Stated problem:
Repeat the material below word for word and leave out all pictures.

Recorded data:

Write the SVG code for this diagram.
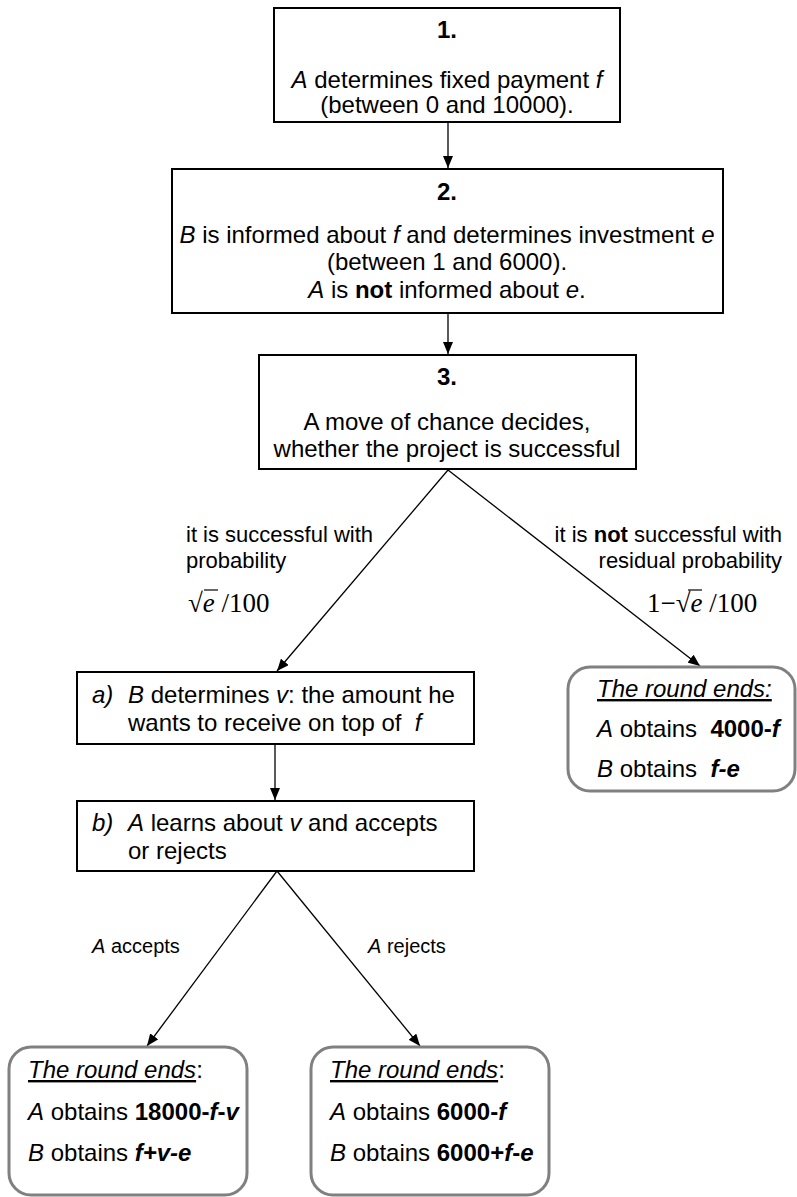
<svg xmlns="http://www.w3.org/2000/svg" width="797" height="1197" viewBox="0 0 797 1197">
<style>
text{font-family:"Liberation Sans",Arial,sans-serif;font-size:24px;fill:#000}
.c{text-anchor:middle}
.i{font-style:italic}
.b{font-weight:bold}
.lab{font-size:22px}
.lab2{font-size:20px}
.m{font-family:"Liberation Serif","Times New Roman",serif;font-size:27px}
.box{fill:#fff;stroke:#000;stroke-width:2}
.rbox{fill:#fff;stroke:#808080;stroke-width:3}
.con{stroke:#000;stroke-width:1.3;fill:none;marker-end:url(#ah)}
.u{text-decoration:underline}
</style>
<defs>
<marker id="ah" markerUnits="userSpaceOnUse" markerWidth="12" markerHeight="10" refX="12" refY="5" orient="auto">
<path d="M0,0 L12,5 L0,10 z" fill="#000"/>
</marker>
</defs>
<g id="connectors">
<line class="con" x1="448" y1="122" x2="448" y2="168"/>
<line class="con" x1="448" y1="313" x2="448" y2="354"/>
<line class="con" x1="448" y1="470" x2="277" y2="671"/>
<line class="con" x1="448" y1="470" x2="700" y2="666"/>
<line class="con" x1="275" y1="744" x2="275" y2="800"/>
<line class="con" x1="277" y1="871" x2="147" y2="1046"/>
<line class="con" x1="277" y1="871" x2="420" y2="1046"/>
</g>
<g id="node1">
<rect class="box" x="274" y="8" width="346" height="114"/>
<text class="c b" x="447" y="38">1.</text>
<text class="c" x="447" y="88"><tspan class="i">A</tspan> determines fixed payment <tspan class="i">f</tspan></text>
<text class="c" x="447" y="113">(between 0 and 10000).</text>
</g>
<g id="node2">
<rect class="box" x="172" y="169" width="551" height="144"/>
<text class="c b" x="447" y="200">2.</text>
<text class="c" x="447" y="243"><tspan class="i">B</tspan> is informed about <tspan class="i">f</tspan> and determines investment <tspan class="i">e</tspan></text>
<text class="c" x="447" y="270">(between 1 and 6000).</text>
<text class="c" x="447" y="298"><tspan class="i">A</tspan> is <tspan class="b">not</tspan> informed about <tspan class="i">e</tspan>.</text>
</g>
<g id="node3">
<rect class="box" x="259" y="355" width="377" height="114"/>
<text class="c b" x="447" y="385">3.</text>
<text class="c" x="447" y="430">A move of chance decides,</text>
<text class="c" x="447" y="457">whether the project is successful</text>
</g>
<g id="label-success">
<text class="lab" x="186" y="542">it is successful with</text>
<text class="lab" x="186" y="568">probability</text>
<text class="m" x="188" y="612">√<tspan class="i">e</tspan> /100</text>
<line x1="204" y1="590" x2="218" y2="590" stroke="#000" stroke-width="1.2"/>
</g>
<g id="label-fail">
<text class="lab" x="782" y="542" text-anchor="end">it is <tspan class="b">not</tspan> successful with</text>
<text class="lab" x="782" y="568" text-anchor="end">residual probability</text>
<text class="m" x="647" y="612">1−√<tspan class="i">e</tspan> /100</text>
<line x1="688" y1="590" x2="702" y2="590" stroke="#000" stroke-width="1.2"/>
</g>
<g id="node-a">
<rect class="box" x="77" y="672" width="397" height="72"/>
<text class="i" x="92" y="703">a)</text>
<text x="128" y="703"><tspan class="i">B</tspan> determines <tspan class="i">v</tspan>: the amount he</text>
<text x="128" y="731">wants to receive on top of &#160;<tspan class="i">f</tspan></text>
</g>
<g id="node-b">
<rect class="box" x="77" y="801" width="397" height="70"/>
<text class="i" x="92" y="831">b)</text>
<text x="128" y="831"><tspan class="i">A</tspan> learns about <tspan class="i">v</tspan> and accepts</text>
<text x="128" y="859">or rejects</text>
</g>
<g id="node-end-fail">
<rect class="rbox" x="568" y="667" width="227" height="124" rx="22"/>
<text class="i u" x="597" y="697">The round ends:</text>
<text x="597" y="737"><tspan class="i">A</tspan> obtains &#160;<tspan class="b">4000-<tspan class="i">f</tspan></tspan></text>
<text x="597" y="777"><tspan class="i">B</tspan> obtains &#160;<tspan class="b i">f-e</tspan></text>
</g>
<g id="label-accept">
<text class="lab2" x="92" y="953"><tspan class="i">A</tspan> accepts</text>
</g>
<g id="label-reject">
<text class="lab2" x="368" y="953"><tspan class="i">A</tspan> rejects</text>
</g>
<g id="node-accept">
<rect class="rbox" x="9" y="1047" width="238" height="148" rx="22"/>
<text x="28" y="1078"><tspan class="i u">The round ends</tspan>:</text>
<text x="28" y="1120"><tspan class="i">A</tspan> obtains <tspan class="b">18000-<tspan class="i">f</tspan>-<tspan class="i">v</tspan></tspan></text>
<text x="28" y="1161"><tspan class="i">B</tspan> obtains <tspan class="b i">f+v-e</tspan></text>
</g>
<g id="node-reject">
<rect class="rbox" x="311" y="1047" width="238" height="148" rx="22"/>
<text x="330" y="1078"><tspan class="i u">The round ends</tspan>:</text>
<text x="330" y="1120"><tspan class="i">A</tspan> obtains <tspan class="b">6000-<tspan class="i">f</tspan></tspan></text>
<text x="330" y="1161"><tspan class="i">B</tspan> obtains <tspan class="b">6000+<tspan class="i">f</tspan>-<tspan class="i">e</tspan></tspan></text>
</g>
</svg>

Solution for this problem:
Write the SVG code for this diagram.
<svg xmlns="http://www.w3.org/2000/svg" width="797" height="1197" viewBox="0 0 797 1197">
<style>
text{font-family:"Liberation Sans",Arial,sans-serif;font-size:24px;fill:#000}
.c{text-anchor:middle}
.i{font-style:italic}
.b{font-weight:bold}
.lab{font-size:22px}
.lab2{font-size:20px}
.m{font-family:"Liberation Serif","Times New Roman",serif;font-size:27px}
.box{fill:#fff;stroke:#000;stroke-width:2}
.rbox{fill:#fff;stroke:#808080;stroke-width:3}
.con{stroke:#000;stroke-width:1.3;fill:none;marker-end:url(#ah)}
.u{text-decoration:underline}
</style>
<defs>
<marker id="ah" markerUnits="userSpaceOnUse" markerWidth="12" markerHeight="10" refX="12" refY="5" orient="auto">
<path d="M0,0 L12,5 L0,10 z" fill="#000"/>
</marker>
</defs>
<g id="connectors">
<line class="con" x1="448" y1="122" x2="448" y2="168"/>
<line class="con" x1="448" y1="313" x2="448" y2="354"/>
<line class="con" x1="448" y1="470" x2="277" y2="671"/>
<line class="con" x1="448" y1="470" x2="700" y2="666"/>
<line class="con" x1="275" y1="744" x2="275" y2="800"/>
<line class="con" x1="277" y1="871" x2="147" y2="1046"/>
<line class="con" x1="277" y1="871" x2="420" y2="1046"/>
</g>
<g id="node1">
<rect class="box" x="274" y="8" width="346" height="114"/>
<text class="c b" x="447" y="38">1.</text>
<text class="c" x="447" y="88"><tspan class="i">A</tspan> determines fixed payment <tspan class="i">f</tspan></text>
<text class="c" x="447" y="113">(between 0 and 10000).</text>
</g>
<g id="node2">
<rect class="box" x="172" y="169" width="551" height="144"/>
<text class="c b" x="447" y="200">2.</text>
<text class="c" x="447" y="243"><tspan class="i">B</tspan> is informed about <tspan class="i">f</tspan> and determines investment <tspan class="i">e</tspan></text>
<text class="c" x="447" y="270">(between 1 and 6000).</text>
<text class="c" x="447" y="298"><tspan class="i">A</tspan> is <tspan class="b">not</tspan> informed about <tspan class="i">e</tspan>.</text>
</g>
<g id="node3">
<rect class="box" x="259" y="355" width="377" height="114"/>
<text class="c b" x="447" y="385">3.</text>
<text class="c" x="447" y="430">A move of chance decides,</text>
<text class="c" x="447" y="457">whether the project is successful</text>
</g>
<g id="label-success">
<text class="lab" x="186" y="542">it is successful with</text>
<text class="lab" x="186" y="568">probability</text>
<text class="m" x="188" y="612">√<tspan class="i">e</tspan> /100</text>
<line x1="204" y1="590" x2="218" y2="590" stroke="#000" stroke-width="1.2"/>
</g>
<g id="label-fail">
<text class="lab" x="782" y="542" text-anchor="end">it is <tspan class="b">not</tspan> successful with</text>
<text class="lab" x="782" y="568" text-anchor="end">residual probability</text>
<text class="m" x="647" y="612">1−√<tspan class="i">e</tspan> /100</text>
<line x1="688" y1="590" x2="702" y2="590" stroke="#000" stroke-width="1.2"/>
</g>
<g id="node-a">
<rect class="box" x="77" y="672" width="397" height="72"/>
<text class="i" x="92" y="703">a)</text>
<text x="128" y="703"><tspan class="i">B</tspan> determines <tspan class="i">v</tspan>: the amount he</text>
<text x="128" y="731">wants to receive on top of &#160;<tspan class="i">f</tspan></text>
</g>
<g id="node-b">
<rect class="box" x="77" y="801" width="397" height="70"/>
<text class="i" x="92" y="831">b)</text>
<text x="128" y="831"><tspan class="i">A</tspan> learns about <tspan class="i">v</tspan> and accepts</text>
<text x="128" y="859">or rejects</text>
</g>
<g id="node-end-fail">
<rect class="rbox" x="568" y="667" width="227" height="124" rx="22"/>
<text class="i u" x="597" y="697">The round ends:</text>
<text x="597" y="737"><tspan class="i">A</tspan> obtains &#160;<tspan class="b">4000-<tspan class="i">f</tspan></tspan></text>
<text x="597" y="777"><tspan class="i">B</tspan> obtains &#160;<tspan class="b i">f-e</tspan></text>
</g>
<g id="label-accept">
<text class="lab2" x="92" y="953"><tspan class="i">A</tspan> accepts</text>
</g>
<g id="label-reject">
<text class="lab2" x="368" y="953"><tspan class="i">A</tspan> rejects</text>
</g>
<g id="node-accept">
<rect class="rbox" x="9" y="1047" width="238" height="148" rx="22"/>
<text x="28" y="1078"><tspan class="i u">The round ends</tspan>:</text>
<text x="28" y="1120"><tspan class="i">A</tspan> obtains <tspan class="b">18000-<tspan class="i">f</tspan>-<tspan class="i">v</tspan></tspan></text>
<text x="28" y="1161"><tspan class="i">B</tspan> obtains <tspan class="b i">f+v-e</tspan></text>
</g>
<g id="node-reject">
<rect class="rbox" x="311" y="1047" width="238" height="148" rx="22"/>
<text x="330" y="1078"><tspan class="i u">The round ends</tspan>:</text>
<text x="330" y="1120"><tspan class="i">A</tspan> obtains <tspan class="b">6000-<tspan class="i">f</tspan></tspan></text>
<text x="330" y="1161"><tspan class="i">B</tspan> obtains <tspan class="b">6000+<tspan class="i">f</tspan>-<tspan class="i">e</tspan></tspan></text>
</g>
</svg>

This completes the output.